Still, its elimination, as part of Trump’s package of tariffs on China, came faster than expected, leaving postal services, logistics firms and online retailers scrambling.
It will likely hurt profitability for companies like online dollar-store Temu, part of China’s PDD Holdings, and China-founded fast fashion retailer Shein, but will also impact Amazon Haul, a rival direct-from-China platform launched by Amazon in November.
Temu And Shein
Temu and Shein together account for 30% of de minimis shipments to the U.S., according to a 2023 congressional committee report. Both may have to increase their prices to offset the extra cost, industry experts said.
Temu launched in the U.S. in September 2022 and used social-media influencers to tout its merchandise as better value for money than traditional stores, using the slogan “Shop like a billionaire” to advertise its discount pricing.
Both Temu and Shein, which focuses more on clothes but also sells everything from toys to smartphones, attracted millions of Americans bruised by inflation who were already trading down to cheaper alternatives across food, clothing, and entertainment.
Hughes said that if Shein raises its prices, she’ll probably turn to Amazon for her silicone molds, diamond painting kits and other craft items.
“If I’m going to pay higher prices, I at least need to get my items in a timely manner,” Hughes said, referring to Amazon’s speedier shipment.
Direct-from-China purchases typically take up to two weeks to arrive, with shoppers willing to accept the longer wait in exchange for bargain prices.
As well as the prospect of price hikes, shoppers face higher fees to receive goods that were already en route before the shift.
On Tuesday, Clint Reid got a message from delivery company DHL saying that his daughter’s order for $197 of dresses from Shein would be returned to sender if he did not pay an extra $39.07.

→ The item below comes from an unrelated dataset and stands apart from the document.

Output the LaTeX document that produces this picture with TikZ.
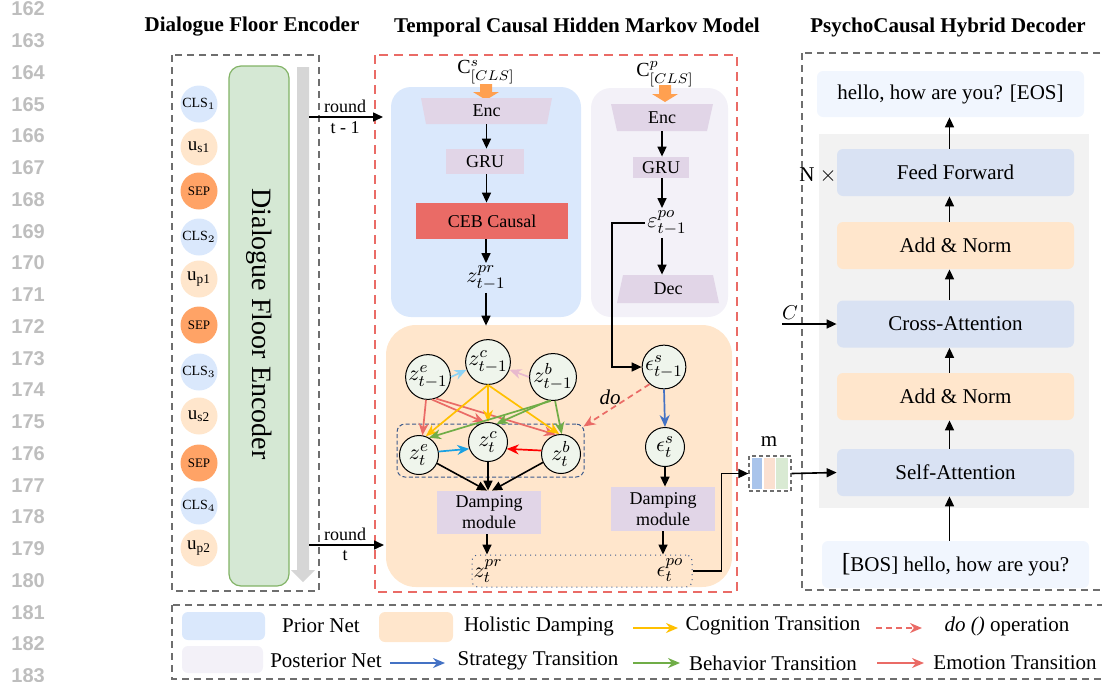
\documentclass[tikz,border=0pt]{standalone}
\usepackage{fontspec}
\setmainfont{Liberation Serif}
\newfontfamily\numfont{Liberation Sans}
\usetikzlibrary{arrows.meta}
\definecolor{priorblue}{HTML}{DAE8FC}
\definecolor{postgray}{HTML}{F3F1F8}
\definecolor{peach}{HTML}{FFE6CC}
\definecolor{sepor}{HTML}{FFA366}
\definecolor{encpurple}{HTML}{E1D5E7}
\definecolor{cebred}{HTML}{EA6B66}
\definecolor{greenbar}{HTML}{D5E8D4}
\definecolor{greenbd}{HTML}{82B366}
\definecolor{grayarrow}{HTML}{D6D6D6}
\definecolor{decblue}{HTML}{D9E2F3}
\definecolor{decgray}{HTML}{F2F2F2}
\definecolor{iolight}{HTML}{F1F6FE}
\definecolor{circfill}{HTML}{EFF5EC}
\definecolor{yel}{HTML}{FFC000}
\definecolor{grn}{HTML}{70AD47}
\definecolor{salmon}{HTML}{EA6B66}
\definecolor{skyb}{HTML}{8FD3F4}
\definecolor{cyanb}{HTML}{1BA1E2}
\definecolor{pinkb}{HTML}{E8B9CE}
\definecolor{stratb}{HTML}{4472C4}
\definecolor{orarrow}{HTML}{FFA050}
\definecolor{dkblue}{HTML}{3C5A8C}
\definecolor{lnum}{HTML}{BEBEBE}
\definecolor{dgray}{HTML}{6E6E6E}
\definecolor{redbox}{HTML}{EA6B66}
\definecolor{mblue}{HTML}{A9C4EB}
\definecolor{mpeach}{HTML}{FBE0D0}
\definecolor{mgreen}{HTML}{D9EAD3}
\begin{document}
\begin{tikzpicture}[x=0.5pt,y=-0.5pt,
  every node/.style={inner sep=0pt},
  fnine/.style={font=\fontsize{9}{11}\selectfont},
  ften/.style={font=\fontsize{10.5}{12.5}\selectfont},
  mth/.style={font=\fontsize{11}{13}\selectfont},
  blk/.style={draw=black, line width=0.8pt, -{Triangle[length=5pt,width=4.5pt]}},
  carr/.style={line width=0.85pt, -{Stealth[length=6pt,width=5pt]}},
  gbox/.style={draw=dgray, line width=0.75pt, dash pattern=on 3.5pt off 2.5pt},
  zc/.style={circle, draw=black, line width=0.5pt, fill=circfill, minimum size=19.5pt, font=\fontsize{11}{13}\selectfont},
  tok/.style={circle, minimum size=18.5pt, font=\fontsize{7}{8}\selectfont},
  modbox/.style={fill=encpurple, font=\fontsize{9}{10.5}\selectfont, align=center},
  decbox/.style={rounded corners=3pt, minimum width=118.5pt, minimum height=23.5pt, font=\fontsize{10.5}{12.5}\selectfont},
  ttl/.style={font=\fontsize{10.5}{12.5}\selectfont\bfseries},
]
\useasboundingbox (0,0) rectangle (1102,681);
\clip (0,0) rectangle (1102,681);

% line numbers
\foreach \n in {162,...,183}
  \node[anchor=west, text=lnum, font=\fontsize{10}{12}\selectfont\numfont\bfseries] at (11,{9+(\n-162)*31.75}) {\n};

% titles
\node[ttl] (t-dfe) at (252,27) {Dialogue Floor Encoder};
\node[ttl] (t-tc) at (577,27) {Temporal Causal Hidden Markov Model};
\node[ttl] (t-pc) at (948,27) {PsychoCausal Hybrid Decoder};

% ---------------- left block
\draw[gbox] (172,55) rectangle (319,591);
\node[draw=greenbd, fill=greenbar, rounded corners=6pt, minimum width=30pt, minimum height=260pt, line width=0.6pt] (dfe) at (259,326) {};
\node[rotate=-90, font=\fontsize{14}{16}\selectfont] (dfetext) at (259,324) {Dialogue Floor Encoder};
\fill[grayarrow] (297,67) -- (309,67) -- (309,570) -- (315,570) -- (303,582) -- (291,570) -- (297,570) -- cycle;

\node[tok, fill=priorblue] (tk1) at (199,104) {CLS$_1$};
\node[tok, fill=peach, font=\fontsize{9.5}{10}\selectfont] (tk2) at (199,147) {u$_{\mathrm{s1}}$};
\node[tok, fill=sepor, font=\fontsize{6.5}{8}\selectfont] (tk3) at (199,191) {SEP};
\node[tok, fill=priorblue] (tk4) at (199,237) {CLS$_2$};
\node[tok, fill=peach, font=\fontsize{9.5}{10}\selectfont] (tk5) at (199,279) {u$_{\mathrm{p1}}$};
\node[tok, fill=sepor, font=\fontsize{6.5}{8}\selectfont] (tk6) at (199,325) {SEP};
\node[tok, fill=priorblue] (tk7) at (199,372) {CLS$_3$};
\node[tok, fill=peach, font=\fontsize{9.5}{10}\selectfont] (tk8) at (199,416) {u$_{\mathrm{s2}}$};
\node[tok, fill=sepor, font=\fontsize{6.5}{8}\selectfont] (tk9) at (199,463) {SEP};
\node[tok, fill=priorblue] (tk10) at (199,506) {CLS$_4$};
\node[tok, fill=peach, font=\fontsize{9.5}{10}\selectfont] (tk11) at (199,548) {u$_{\mathrm{p2}}$};

% ---------------- middle block
\draw[draw=redbox, line width=1.4pt, dash pattern=on 4.5pt off 3pt] (375,55) rectangle (737,592);
\node[fill=priorblue, rounded corners=10pt, minimum width=95pt, minimum height=115pt] (prior) at (486,202) {};
\node[fill=postgray, rounded corners=10pt, minimum width=68.5pt, minimum height=114.5pt] (post) at (659.5,202.5) {};
\node[fill=peach, rounded corners=15pt, minimum width=173pt, minimum height=131pt] (hd) at (559,456) {};

% round arrows
\coordinate (r1) at (309,117);
\coordinate (r1e) at (383,117);
\coordinate (r2) at (309,545);
\coordinate (r2e) at (384,545);
\draw[blk] (r1) -- (r1e);
\draw[blk] (r2) -- (r2e);
\node[fnine] (rl1) at (345,106) {round};
\node[fnine] (rl2) at (345,128) {t - 1};
\node[fnine] (rl3) at (345,534) {round};
\node[fnine] (rl4) at (345,556) {t};

% prior net
\node[mth, font=\fontsize{10}{12}\selectfont] (cs) at (486,72) {$\mathrm{C}^{s}_{[CLS]}$};
\fill[orarrow] (480,84) -- (492,84) -- (492,92) -- (499,92) -- (486,100) -- (473,92) -- (480,92) -- cycle;
\fill[encpurple] (421,98) -- (552,98) -- (547,124) -- (426,124) -- cycle;
\node[fnine, minimum width=63pt, minimum height=13pt] (enc1) at (486.5,111) {Enc};
\node[modbox, minimum width=39pt, minimum height=12.5pt] (gru1) at (485,161.5) {GRU};
\node[fill=cebred, fnine, minimum width=76pt, minimum height=18pt] (ceb) at (492,221) {CEB Causal};
\node[mth, inner sep=1pt] (zpr1) at (486,278) {$z^{pr}_{t-1}$};
\draw[blk] (enc1.south) -- (enc1.south |- gru1.north);
\draw[blk] (gru1.south -| enc1.south) -- (enc1.south |- ceb.north);
\draw[blk] (ceb.south -| zpr1) -- (zpr1.north);
\draw[blk] (zpr1.south) -- ([yshift=-0.5pt]zpr1.south |- hd.north);

% posterior net
\node[mth, font=\fontsize{10}{12}\selectfont] (cp) at (665,74) {$\mathrm{C}^{p}_{[CLS]}$};
\fill[orarrow] (659,85) -- (671,85) -- (671,94) -- (678,94) -- (665,102) -- (652,94) -- (659,94) -- cycle;
\fill[encpurple] (611,104) -- (713,104) -- (707,131) -- (617,131) -- cycle;
\node[fnine, minimum width=48pt, minimum height=13.5pt] (enc2) at (662,117.5) {Enc};
\node[modbox, minimum width=28pt, minimum height=10.5pt] (gru2) at (661,167.5) {GRU};
\node[mth, inner sep=1pt] (epo1) at (667,223) {$\varepsilon^{po}_{t-1}$};
\fill[encpurple] (623,275) -- (713,275) -- (719,303) -- (617,303) -- cycle;
\node[fnine, minimum width=48pt, minimum height=14pt] (dec) at (668,289) {Dec};
\draw[blk] (enc2.south) -- (enc2.south |- gru2.north);
\draw[blk] (gru2.south -| enc2.south) -- (enc2.south |- epo1.north);
\draw[blk] (epo1.south -| enc2.south) -- (enc2.south |- dec.north);

% holistic damping
\node[draw=dkblue, line width=0.5pt, dash pattern=on 2pt off 1.2pt, rounded corners=4pt, minimum width=93.5pt, minimum height=26.5pt] (dbox) at (490.5,450.5) {};
\node[zc] (ze1) at (428,377) {$z^{e}_{t-1}$};
\node[zc] (zc1) at (488,362) {$z^{c}_{t-1}$};
\node[zc] (zb1) at (553,377) {$z^{b}_{t-1}$};
\node[zc] (zet) at (419,455) {$z^{e}_{t}$};
\node[zc] (zct) at (488,442) {$z^{c}_{t}$};
\node[zc] (zbt) at (561,454) {$z^{b}_{t}$};
\node[zc] (es1) at (664,367) {$\epsilon^{s}_{t-1}$};
\node[zc] (es2) at (665,447) {$\epsilon^{s}_{t}$};

% transitions
\draw[carr, skyb] (ze1.east) -- (zc1.-160);
\draw[carr, pinkb] (zb1.west) -- (zc1.-20);
\draw[carr, salmon] (ze1.-95) -- (zet.80);
\draw[carr, salmon] (ze1.-80) -- (zct.100);
\draw[carr, salmon] (ze1.-70) -- (zbt.105);
\draw[carr, yel] (zc1.south) -- (zet.70);
\draw[carr, yel] (zc1.south) -- (zct.north);
\draw[carr, yel] (zc1.south) -- (zbt.95);
\draw[carr, grn] (zb1.-95) -- (zet.60);
\draw[carr, grn] (zb1.-100) -- (zct.65);
\draw[carr, grn] (zb1.-85) -- (zbt.88);
\draw[carr, cyanb] (zet.10) -- (zct.-160);
\draw[carr, red] (zbt.170) -- (zct.-20);
\draw[carr, stratb] (es1.south) -- (es2.north);
\draw[carr, salmon, dash pattern=on 3pt off 2pt] (es1.-130) -- ([xshift=-0.5pt,yshift=-1.5pt]dbox.north east);
\node[font=\fontsize{10.5}{12}\selectfont\itshape] (dolab) at (610,397) {do};

% black line to eps_{t-1}^s
\draw[blk] (epo1.west) -- ++(-33,0) |- (es1.west);

% damping modules
\node[modbox, minimum width=52pt, minimum height=21.5pt] (dampL) at (489,512.5) {Damping\\module};
\node[modbox, minimum width=52pt, minimum height=22pt] (dampR) at (663,509) {Damping\\module};
\draw[blk] (zet.-25) -- ([xshift=-1pt]dampL.north);
\draw[blk] (zct.south) -- (zct.south |- dampL.north);
\draw[blk] (zbt.-155) -- ([xshift=1.5pt]dampL.north);
\draw[blk] (es2.south) -- (es2.south |- dampR.north);

\node[draw=dkblue, line width=0.5pt, dotted, rounded corners=3pt, minimum width=110pt, minimum height=16pt] (dotbox) at (582,571) {};
\node[mth, inner sep=1pt] (zprt) at (488,571) {$z^{pr}_{t}$};
\node[mth, inner sep=1pt] (eport) at (670,570) {$\epsilon^{po}_{t}$};
\draw[blk] ([xshift=-1pt]dampL.south) -- ([xshift=-1pt]dampL.south |- dotbox.north);
\draw[blk] (dampR.south) -- (dampR.south |- dotbox.north);

% m vector
\node[draw=dgray, line width=0.6pt, dash pattern=on 2pt off 1.5pt, minimum width=21pt, minimum height=17.5pt] (mbox) at (770,473.5) {};
\fill[mblue] (752,458) rectangle (762,489);
\fill[mpeach] (764,458) rectangle (775,489);
\fill[mgreen] (776,458) rectangle (788,489);
\node[ften] (mlab) at (769,442) {m};
\draw[blk] (dotbox.east) -- ++(29,0) |- (mbox.west);

% ---------------- decoder
\draw[gbox] (802,53) rectangle (1110,590);
\fill[decgray] (819,134) rectangle (1089,508);
\node[decbox, fill=iolight, minimum width=133.5pt, minimum height=23pt] (eos) at (950.5,94) {hello, how are you? [EOS]};
\node[decbox, fill=decblue] (ff) at (955.5,172.5) {Feed Forward};
\node[decbox, fill=peach] (an1) at (955.5,245.5) {Add \& Norm};
\node[decbox, fill=decblue] (ca) at (955.5,324) {Cross-Attention};
\node[decbox, fill=peach] (an2) at (955.5,396.5) {Add \& Norm};
\node[decbox, fill=decblue] (sa) at (955.5,472.5) {Self-Attention};
\node[decbox, fill=iolight, minimum width=133.5pt] (bos) at (955.5,564.5) {{\fontsize{13}{13}\selectfont[}BOS] hello, how are you?};
\draw[blk] ([xshift=-3pt]ff.north) -- ([xshift=-3pt]ff.north |- eos.south);
\draw[blk] ([xshift=-3pt]an1.north) -- ([xshift=-3pt]an1.north |- ff.south);
\draw[blk] ([xshift=-3pt]ca.north) -- ([xshift=-3pt]ca.north |- an1.south);
\draw[blk] ([xshift=-3pt]an2.north) -- ([xshift=-3pt]an2.north |- ca.south);
\draw[blk] ([xshift=-3pt]sa.north) -- ([xshift=-3pt]sa.north |- an2.south);
\draw[blk] ([xshift=-3pt]bos.north) -- ([xshift=-3pt]bos.north |- sa.south);
\draw[blk] (mbox.east) -- (sa.west);
\node[ften] (nx) at (818,176) {N $\times$};
\coordinate (cin) at (782,324);
\draw[blk] (cin) -- (ca.west);
\node[font=\fontsize{10}{12}\selectfont] (clab) at (790,313) {$C$};

% ---------------- legend
\draw[gbox] (172,605) rectangle (1110,679);
\node[fill=priorblue, rounded corners=3pt, minimum width=41.5pt, minimum height=14pt] (lg1) at (223.5,626) {};
\node[fill=postgray, rounded corners=3pt, minimum width=40.5pt, minimum height=13.5pt] (lg2) at (222.5,659.5) {};
\node[fill=peach, rounded corners=3pt, minimum width=37pt, minimum height=15pt] (lg3) at (416,627) {};
\node[ften] (lt1) at (321,626) {Prior Net};
\node[ften] (lt2) at (326,661) {Posterior Net};
\node[ften] (lt3) at (539,626) {Holistic Damping};
\node[ften] (lt4) at (538,661) {Strategy Transition};
\node[ften] (lt5) at (773,626) {Cognition Transition};
\node[ften] (lt6) at (1007,626) {\textit{do ()} operation};
\node[ften] (lt7) at (773,663) {Behavior Transition};
\node[ften] (lt8) at (1015,663) {Emotion Transition};
\coordinate (la1) at (390,663); \coordinate (lb1) at (445,663);
\coordinate (la2) at (633,628); \coordinate (lb2) at (678,628);
\coordinate (la3) at (876,628); \coordinate (lb3) at (922,628);
\coordinate (la4) at (633,663); \coordinate (lb4) at (680,663);
\coordinate (la5) at (877,663); \coordinate (lb5) at (924,663);
\draw[carr, stratb] (la1) -- (lb1);
\draw[carr, yel] (la2) -- (lb2);
\draw[carr, salmon, dash pattern=on 3pt off 2pt] (la3) -- (lb3);
\draw[carr, grn] (la4) -- (lb4);
\draw[carr, salmon] (la5) -- (lb5);
\end{tikzpicture}
\end{document}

That fee included $20.76 in import duties, $1.31 in regulatory charges and $17 in duty tax processing.
Reid is something of an expert in the subject. His St. George, Utah-based company Zonos specializes in calculating duties and taxes, including for outbound packages for the United States Postal Service.
“Americans are finally going to understand what I do for a living after they pay a $17 fee to DHL plus duty just to get an order from China,” Reid said.